Les effets de la perte auditive et du traitement par les appareils sur la perception des sons naturels ont été peu étudiés jusqu’à présent. Cette étude française publiée dans l’American Journal of Audiology fait donc date.
Cette publication récente (fin mars 2025) est signée par les chercheurs Frédéric Apoux et Christian Lorenzi, du Laboratoire des systèmes perceptifs à l’École normale supérieure, par les audioprothésistes Stéphane Laurent, président d’honneur du CNA et Stéphane Gallégo, vice-président du SDA, par Dina Lelic, chercheuse principale chez WSA (Danemark) et Brian Moore de l’université de Cambridge, qu’on ne présente plus. Leur étude avait pour objectif de comprendre les impacts du déficit auditif et des appareils sur la perception des sons naturels par le patient. La méthodologie a consisté à interroger 301 audioprothésistes pour obtenir un aperçu global des expériences des personnes appareillées. L’ancienneté moyenne des professionnels était de 15 ans et ils étaient présents dans 95 départements métropolitains.
Jusqu’à présent, la recherche s’est beaucoup concentrée sur les enjeux de communication et la perception de la parole par les personnes appareillées. Mais, de plus en plus, on s’interroge sur leur capacité à entendre, fut-ce résiduellement, les sons de la nature, qu’il s’agisse de bruits animaux non-humains (oiseaux, insectes…), environnementaux ou météorologiques (vent, pluie, bruissements, etc.), dans divers milieux.
Les participants professionnels ont répondu à un questionnaire rétrospectif qui portait sur la précision dans la perception des sons naturels, rapportée par leurs patients, ainsi que l’importance de les entendre et le plaisir ressenti à cette occasion, avant et après l’appareillage.

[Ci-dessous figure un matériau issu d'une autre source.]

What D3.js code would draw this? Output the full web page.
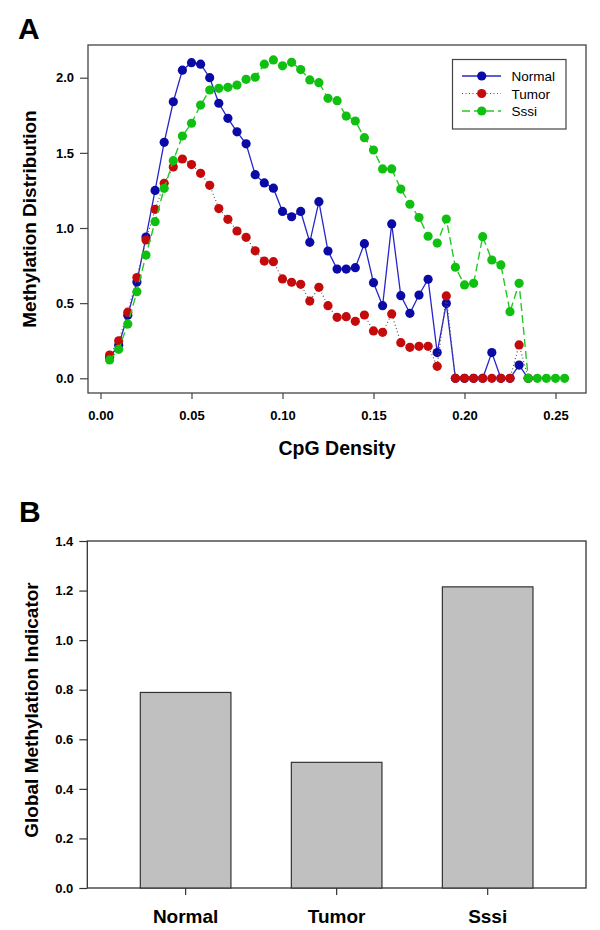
<!DOCTYPE html>
<html>
<head>
<meta charset="utf-8">
<script src="https://cdn.jsdelivr.net/npm/d3@7"></script>
<style>
  body { margin: 0; background: #fff; }
  svg { display: block; font-family: "Liberation Sans", Arial, sans-serif; }
</style>
</head>
<body>
<svg id="chart" width="600" height="930"></svg>
<script>
// ---------- Data (panel A) ----------
const normalValues = [0.14,0.22,0.42,0.64,0.94,1.25,1.57,1.84,2.05,2.10,2.09,2.00,1.83,1.73,1.64,1.56,1.355,1.30,1.265,1.11,1.075,1.11,0.905,1.175,0.847,0.727,0.727,0.736,0.896,0.636,0.483,1.027,0.55,0.432,0.554,0.659,0.171,0.497,0,0,0,0,0.171,0,0,0.088,0];
const tumorValues = [0.155,0.25,0.44,0.67,0.92,1.124,1.297,1.406,1.459,1.422,1.364,1.284,1.129,1.058,0.98,0.938,0.848,0.78,0.776,0.661,0.639,0.625,0.514,0.605,0.483,0.406,0.41,0.379,0.421,0.315,0.306,0.428,0.237,0.206,0.213,0.213,0.08,0.548,0,0,0,0,0,0,0,0.222,0];
const sssiValues = [0.122,0.193,0.361,0.576,0.82,1.042,1.264,1.448,1.612,1.697,1.818,1.918,1.929,1.936,1.951,1.989,2.003,2.09,2.118,2.079,2.102,2.054,1.985,1.967,1.863,1.847,1.745,1.712,1.601,1.519,1.393,1.393,1.259,1.158,1.07,0.945,0.9,1.06,0.739,0.621,0.632,0.942,0.787,0.754,0.443,0.632,0,0,0,0,0];
const densityStart = 0.005, densityStep = 0.005;
const xTicksA = [0.00,0.05,0.10,0.15,0.20,0.25];
const yTicksA = [0.0,0.5,1.0,1.5,2.0];
const seriesNames = ["Normal","Tumor","Sssi"];

// ---------- Data (panel B) ----------
const categoriesB = ["Normal","Tumor","Sssi"];
const valuesB = [0.789, 0.507, 1.215];
const yTicksB = [0.0,0.2,0.4,0.6,0.8,1.0,1.2,1.4];

const svg = d3.select("#chart");

// ================= Panel A =================
const A = {left: 88, right: 586, top: 45, bottom: 393};
const xA = d3.scaleLinear().domain([0, 0.25]).range([100.5, 555.5]);
const yA = d3.scaleLinear().domain([0, 2]).range([378.3, 77.7]);

svg.append("text").attr("x", 18).attr("y", 39).attr("font-size", 30).attr("font-weight", "bold").text("A");

const gA = svg.append("g");
gA.append("rect").attr("x", A.left).attr("y", A.top).attr("width", A.right - A.left).attr("height", A.bottom - A.top)
  .attr("fill", "none").attr("stroke", "#444").attr("stroke-width", 1.3);

const xAxisA = d3.axisBottom(xA).tickValues(xTicksA).tickFormat(d3.format(".2f")).tickSize(6).tickPadding(12);
const gxA = gA.append("g").attr("transform", `translate(0,${A.bottom})`).call(xAxisA);
gxA.select(".domain").remove();
gxA.selectAll("line").attr("stroke", "#444").attr("stroke-width", 1.2);
gxA.selectAll("text").attr("font-size", 13).attr("font-weight", "bold").attr("fill", "#000").attr("font-family", "Liberation Sans, Arial, sans-serif");

const yAxisA = d3.axisLeft(yA).tickValues(yTicksA).tickFormat(d3.format(".1f")).tickSize(8).tickPadding(6);
const gyA = gA.append("g").attr("transform", `translate(${A.left},0)`).call(yAxisA);
gyA.select(".domain").remove();
gyA.selectAll("line").attr("stroke", "#444").attr("stroke-width", 1.2);
gyA.selectAll("text").attr("font-size", 13).attr("font-weight", "bold").attr("fill", "#000").attr("font-family", "Liberation Sans, Arial, sans-serif");

svg.append("text").attr("x", (A.left + A.right) / 2).attr("y", 455).attr("text-anchor", "middle")
  .attr("font-size", 19.5).attr("font-weight", "bold").text("CpG Density");
svg.append("text").attr("transform", `translate(36,${(A.top + A.bottom) / 2}) rotate(-90)`).attr("text-anchor", "middle")
  .attr("font-size", 19).attr("font-weight", "bold").text("Methylation Distribution");

const series = [
  {name: seriesNames[0], values: normalValues, line: "#2626c8", dot: "#0a0aa6", dash: null, width: 1.3},
  {name: seriesNames[1], values: tumorValues, line: "#555", dot: "#c40a0a", dash: "1,2.5", width: 1.2},
  {name: seriesNames[2], values: sssiValues, line: "#26c826", dot: "#10c010", dash: "8,4", width: 1.4}
];

const lineGen = d3.line().x(d => xA(d.x)).y(d => yA(d.y));
series.forEach(s => {
  const pts = s.values.map((v, i) => ({x: densityStart + i * densityStep, y: v}));
  gA.append("path").datum(pts).attr("d", lineGen).attr("fill", "none")
    .attr("stroke", s.line).attr("stroke-width", s.width).attr("stroke-dasharray", s.dash);
  gA.selectAll(null).data(pts).enter().append("circle")
    .attr("cx", d => xA(d.x)).attr("cy", d => yA(d.y)).attr("r", 4.6).attr("fill", s.dot);
});

const leg = svg.append("g");
leg.append("rect").attr("x", 452.5).attr("y", 59.5).attr("width", 113.5).attr("height", 69.5)
  .attr("fill", "#fff").attr("stroke", "#444").attr("stroke-width", 1.2);
series.forEach((s, i) => {
  const y = 76 + i * 17.5;
  leg.append("line").attr("x1", 462).attr("x2", 501).attr("y1", y).attr("y2", y)
    .attr("stroke", s.line).attr("stroke-width", s.width).attr("stroke-dasharray", s.dash);
  leg.append("circle").attr("cx", 481.7).attr("cy", y).attr("r", 4.6).attr("fill", s.dot);
  leg.append("text").attr("x", 511.5).attr("y", y + 5).attr("font-size", 13.5).attr("font-family", "Liberation Sans, Arial, sans-serif").text(s.name);
});

// ================= Panel B =================
const B = {left: 87.3, right: 586, top: 541, bottom: 888};
svg.append("text").attr("x", 19).attr("y", 522).attr("font-size", 30).attr("font-weight", "bold").text("B");

const xB = d3.scaleBand().domain(categoriesB).range([B.left, B.right]).paddingInner(0.4).paddingOuter(0.351);
const yB = d3.scaleLinear().domain([0, 1.4]).range([B.bottom, B.top]);

const gB = svg.append("g");
gB.append("rect").attr("x", B.left).attr("y", B.top).attr("width", B.right - B.left).attr("height", B.bottom - B.top)
  .attr("fill", "none").attr("stroke", "#333").attr("stroke-width", 1.3);

gB.selectAll(".bar").data(categoriesB).enter().append("rect")
  .attr("x", d => xB(d)).attr("width", xB.bandwidth())
  .attr("y", (d, i) => yB(valuesB[i])).attr("height", (d, i) => yB(0) - yB(valuesB[i]))
  .attr("fill", "#c0c0c0").attr("stroke", "#333").attr("stroke-width", 1.2);

const xAxisB = d3.axisBottom(xB).tickSize(7).tickPadding(15);
const gxB = gB.append("g").attr("transform", `translate(0,${B.bottom})`).call(xAxisB);
gxB.select(".domain").remove();
gxB.selectAll("line").attr("stroke", "#333").attr("stroke-width", 1.2);
gxB.selectAll("text").attr("font-size", 19).attr("font-weight", "bold").attr("fill", "#000").attr("font-family", "Liberation Sans, Arial, sans-serif");

const yAxisB = d3.axisLeft(yB).tickValues(yTicksB).tickFormat(d3.format(".1f")).tickSize(8).tickPadding(6);
const gyB = gB.append("g").attr("transform", `translate(${B.left},0)`).call(yAxisB);
gyB.select(".domain").remove();
gyB.selectAll("line").attr("stroke", "#333").attr("stroke-width", 1.2);
gyB.selectAll("text").attr("font-size", 13).attr("font-weight", "bold").attr("fill", "#000").attr("font-family", "Liberation Sans, Arial, sans-serif");

svg.append("text").attr("transform", `translate(38,710) rotate(-90)`).attr("text-anchor", "middle")
  .attr("font-size", 19).attr("font-weight", "bold").text("Global Methylation Indicator");
</script>
</body>
</html>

Avant la mise en place des aides auditives, un tout petit nombre d’audioprothésistes (7 %) a déclaré que tous ou presque tous leurs patients étaient capables d’entendre les sons environnementaux. Cette proportion est passée à 45 % après appareillage. De même, selon les professionnels, la précision de la perception de ces sons était nettement améliorée par les aides auditives. Mais le quart d’entre eux a aussi rapporté que leurs patients connaissaient une déformation des sons naturels avec leurs appareils.
Pour la plupart des patients, la mise à disposition d’aides auditives améliore la capacité à reconnaître les sons naturels, mais aussi améliore (dans les mêmes proportions) leur satisfaction à cet égard.
Les réponses des audios ont aussi montré une hausse du nombre de patients se référant aux sons naturels comme agréables, après avoir été équipés… Mais la part de personnes exprimant des perceptions désagréables, quoique beaucoup plus faible, a aussi augmenté.
Les patients des zones rurales isolées accordaient plus d’importance à l’écoute des sons naturels que les autres, avec ou sans appareils (graph ci-contre).
Le principal résultat de l’étude, selon ses auteurs, est « l’augmentation spectaculaire des références aux sons naturels (dans les déclarations des patients, ndlr) et l’importance de les entendre après la mise en place d’un appareil auditif ». Cela suggère que les professionnels de l’audition, mais aussi les industriels, devraient en tenir compte. Les chercheurs estiment aussi qu’il faudra questionner les algorithmes couramment utilisés pour améliorer l’intelligibilité (ou les classificateurs d’environnements) : causent-ils des déformations dans la perception des sons de la nature ?
« Cette enquête doit être considérée comme une étude pilote, qui devra être prolongée pour évaluer directement les opinions des personnes malentendantes et distinguer la perception des sons environnementaux d’origine anthropique et naturelle », concluent les auteurs.